7 And when you pray, do not keep on babbling like pagans, for they think they will be heard because of their many words. 8 Do not be like them, for your Father knows what you need before you ask him.
Our prayers should be short and simple. It is God our heavenly Father we are talking to, not anybody else who happens to be present. One feature of the American presidency is that they hold regular prayer breakfasts in the White House. On one such occasion, a famous Senator who was known to be a strong Christian was leading in prayer when the President interrupted him. “Speak up, man, we can’t hear you.” The Senator replied, “I wasn’t talking to you, Mr President.”
In the Sermon on the Mount Jesus goes on to introduce the most famous Christian prayer of all, which we call the Lord’s Prayer. 9 ‘This, then, is how you should pray:
The Lord’s Prayer gives us a prayer which Christians can pray whenever we want. All Jews would pray their set prayers every morning and every night, and we can assume that Jesus did the same. But the Lord’s Prayer also gives a pattern for our prayers.
It starts by focusing on God, and on his glory
‘ “Our Father in heaven, hallowed be your name,
The next phrase is borrowed from the Jewish daily prayer, the Kaddish,
10 your kingdom come, your will be done, on earth as it is in heaven.
We go on to bring our requests to God for the things we need. Our physical material needs:
11 Give us today our daily bread.
And then our deepest spiritual need – for forgiveness.
12 And forgive us our debts, as we also have forgiven our debtors.
It is interesting that that prayer comes with a condition, which is so important that Jesus repeats the point.
14 For if you forgive other people when they sin against you, your heavenly Father will also forgive you. 15 But if you do not forgive others their sins, your Father will not forgive your sins.
Finally we pray for God’s strength to become more holy.
13 And lead us not into temptation, but deliver us from the evil one.”
This prayer Jesus teaches his disciples to pray as a pattern for our prayers is obviously very important for Christians.

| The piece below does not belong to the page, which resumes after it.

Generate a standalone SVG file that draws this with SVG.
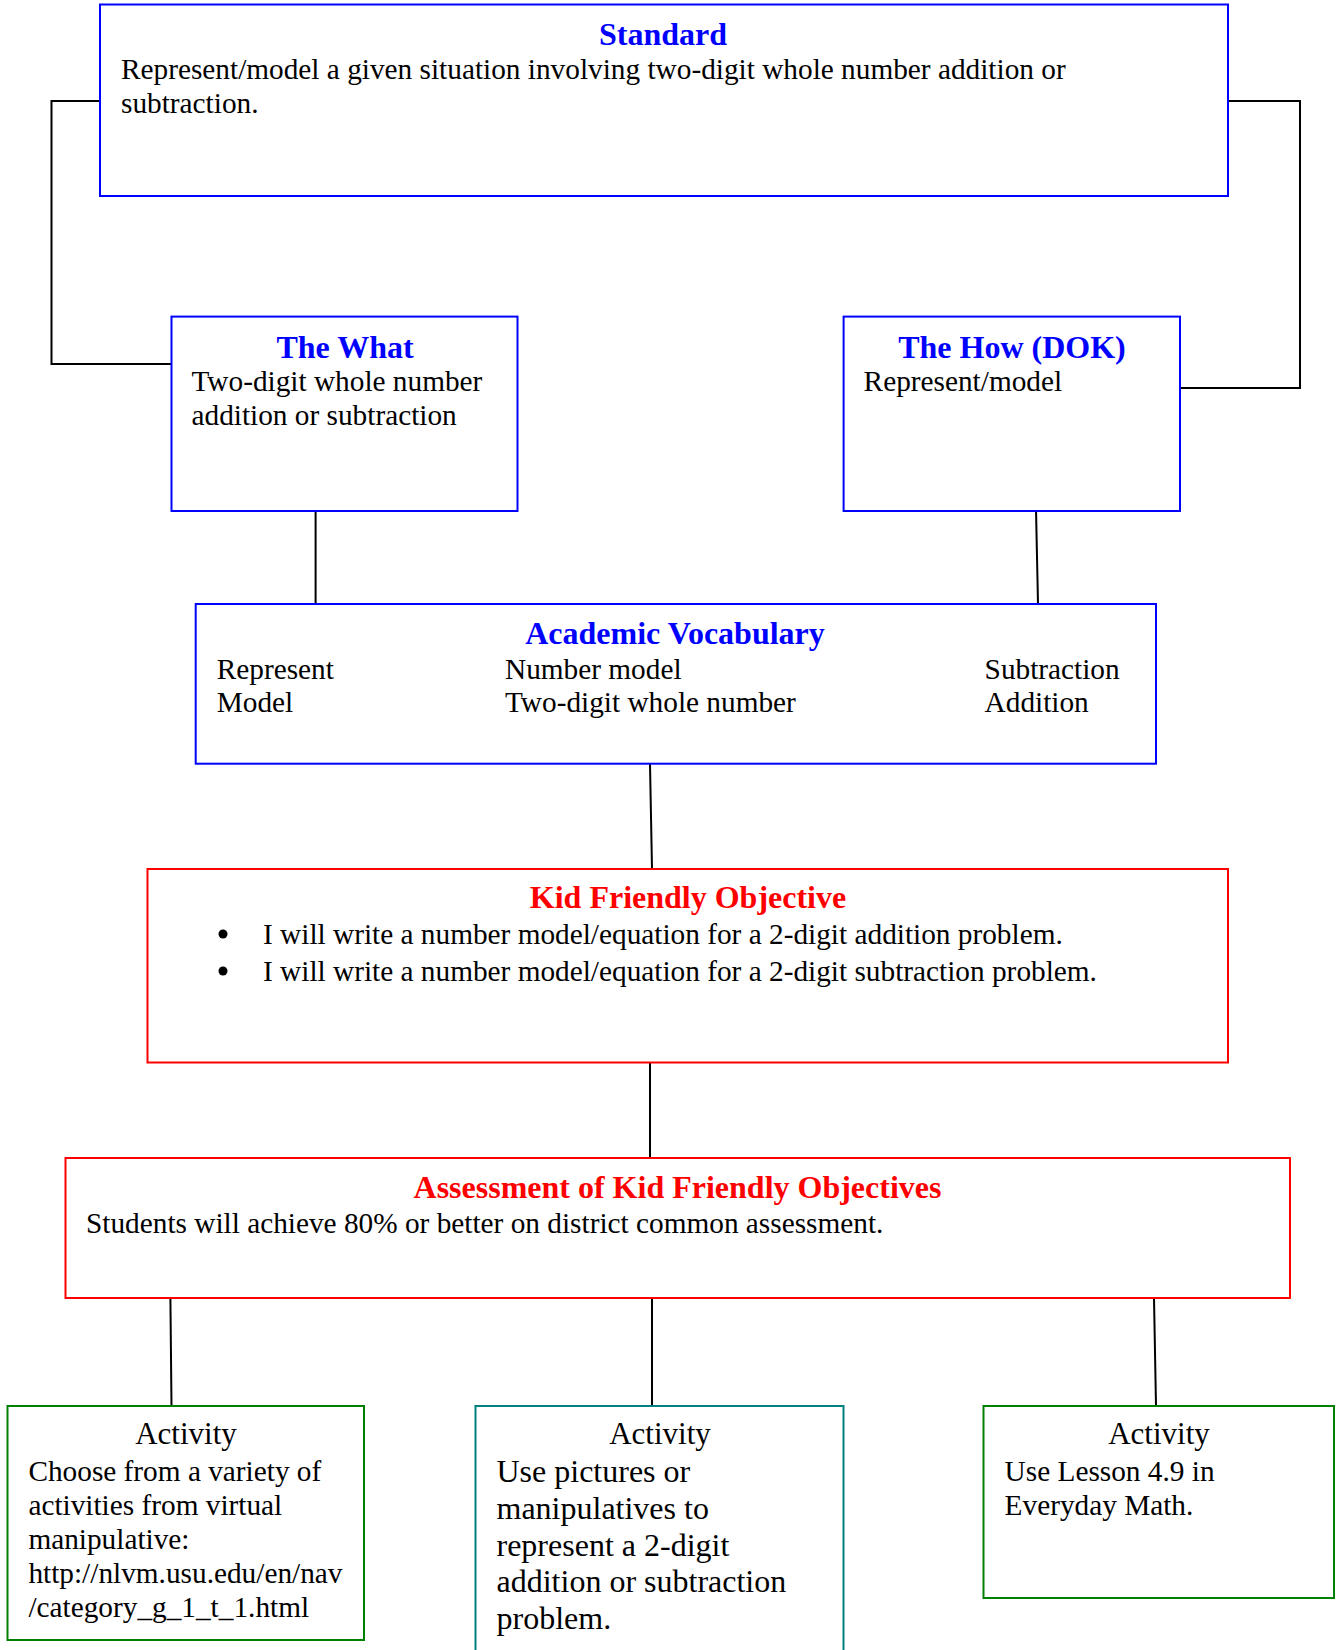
<svg xmlns="http://www.w3.org/2000/svg" width="1338" height="1650" viewBox="0 0 1338 1650">
<style>
.box{fill:#fff;stroke-width:2}
.blue{stroke:#0000FF}
.red{stroke:#FF0000}
.green{stroke:#008000}
.teal{stroke:#008080}
text{font-family:"Liberation Serif","Times New Roman",serif;fill:#000}
.t{font-size:29.3px}
.t2{font-size:32px}
.h{font-size:32px;font-weight:bold;text-anchor:middle}
.hb{fill:#0000FF}
.hr{fill:#FF0000}
.a{font-size:31px;text-anchor:middle}
.conn{fill:none;stroke:#000;stroke-width:2}
</style>
<rect width="1338" height="1650" fill="#fff"/>
<g id="connectors">
<polyline class="conn" points="100,101 51.5,101 51.5,364 171.5,364"/>
<polyline class="conn" points="1228,101 1300,101 1300,388 1180,388"/>
<line class="conn" x1="315.6" y1="509" x2="315.6" y2="604"/>
<line class="conn" x1="1036" y1="509" x2="1038" y2="604"/>
<line class="conn" x1="650" y1="764" x2="652" y2="869"/>
<line class="conn" x1="650" y1="1062" x2="650" y2="1158"/>
<line class="conn" x1="170.4" y1="1298" x2="171.5" y2="1406"/>
<line class="conn" x1="652" y1="1298" x2="652" y2="1406"/>
<line class="conn" x1="1154" y1="1298" x2="1156" y2="1406"/>
</g>
<g id="standard">
<rect class="box blue" x="100" y="4.5" width="1128" height="191.5"/>
<text class="h hb" x="663" y="45">Standard</text>
<text class="t" x="121" y="79">Represent/model a given situation involving two-digit whole number addition or</text>
<text class="t" x="121" y="112.5">subtraction.</text>
</g>
<g id="what">
<rect class="box blue" x="171.5" y="316.6" width="346" height="194.4"/>
<text class="h hb" x="345" y="358">The What</text>
<text class="t" x="191.5" y="391">Two-digit whole number</text>
<text class="t" x="191.5" y="425">addition or subtraction</text>
</g>
<g id="how">
<rect class="box blue" x="843.6" y="316.6" width="336.4" height="194.4"/>
<text class="h hb" x="1012" y="358">The How (DOK)</text>
<text class="t" x="863.6" y="391">Represent/model</text>
</g>
<g id="vocab">
<rect class="box blue" x="195.7" y="604" width="960.3" height="159.7"/>
<text class="h hb" x="675" y="644">Academic Vocabulary</text>
<text class="t" x="216.7" y="678.5">Represent</text>
<text class="t" x="216.7" y="712">Model</text>
<text class="t" x="505" y="678.5">Number model</text>
<text class="t" x="505" y="712">Two-digit whole number</text>
<text class="t" x="984.6" y="678.5">Subtraction</text>
<text class="t" x="984.6" y="712">Addition</text>
</g>
<g id="kfo">
<rect class="box red" x="147.5" y="869" width="1080.5" height="193.5"/>
<text class="h hr" x="688" y="908">Kid Friendly Objective</text>
<circle cx="223" cy="934" r="4.5" fill="#000"/>
<circle cx="223" cy="971" r="4.5" fill="#000"/>
<text class="t" x="263" y="943.5">I will write a number model/equation for a 2-digit addition problem.</text>
<text class="t" x="263" y="980.5">I will write a number model/equation for a 2-digit subtraction problem.</text>
</g>
<g id="assessment">
<rect class="box red" x="65.5" y="1158" width="1224.5" height="140"/>
<text class="h hr" x="677.5" y="1198">Assessment of Kid Friendly Objectives</text>
<text class="t" x="86" y="1233">Students will achieve 80% or better on district common assessment.</text>
</g>
<g id="activity1">
<rect class="box green" x="7.5" y="1406" width="356.5" height="234"/>
<text class="a" x="186" y="1444">Activity</text>
<text class="t" x="28.4" y="1480.5">Choose from a variety of</text>
<text class="t" x="28.4" y="1515">activities from virtual</text>
<text class="t" x="28.4" y="1549">manipulative:</text>
<text class="t" x="28.4" y="1582.5">http://nlvm.usu.edu/en/nav</text>
<text class="t" x="28.4" y="1616.5">/category_g_1_t_1.html</text>
</g>
<g id="activity2">
<rect class="box teal" x="475.5" y="1406" width="368" height="260"/>
<text class="a" x="660" y="1444">Activity</text>
<text class="t2" x="496.5" y="1481.5">Use pictures or</text>
<text class="t2" x="496.5" y="1518.5">manipulatives to</text>
<text class="t2" x="496.5" y="1555.5">represent a 2-digit</text>
<text class="t2" x="496.5" y="1592">addition or subtraction</text>
<text class="t2" x="496.5" y="1629">problem.</text>
</g>
<g id="activity3">
<rect class="box green" x="983.5" y="1406" width="350.5" height="192"/>
<text class="a" x="1159" y="1444">Activity</text>
<text class="t" x="1004.6" y="1480.5">Use Lesson 4.9 in</text>
<text class="t" x="1004.6" y="1515">Everyday Math.</text>
</g>
</svg>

I preached five sermons on it back in 2014 and these are online, but I have also put them in a booklet which I will email out to everybody and put on Facebook for us all to look at again.
For this morning I want to finish by pointing to one thing Jesus says three times in connection with these spiritual practices. After talking about giving to the poor, and praying, and fasting, each time Jesus says this. Your Father, who sees what is done in secret, will reward you.
Three spiritual practices. These deeds of righteous living will bring great rewards for everybody who makes them a regular and central part of their spiritual lives. Giving. Praying. Fasting. But remember, it’s not what you do, but the way that you do it!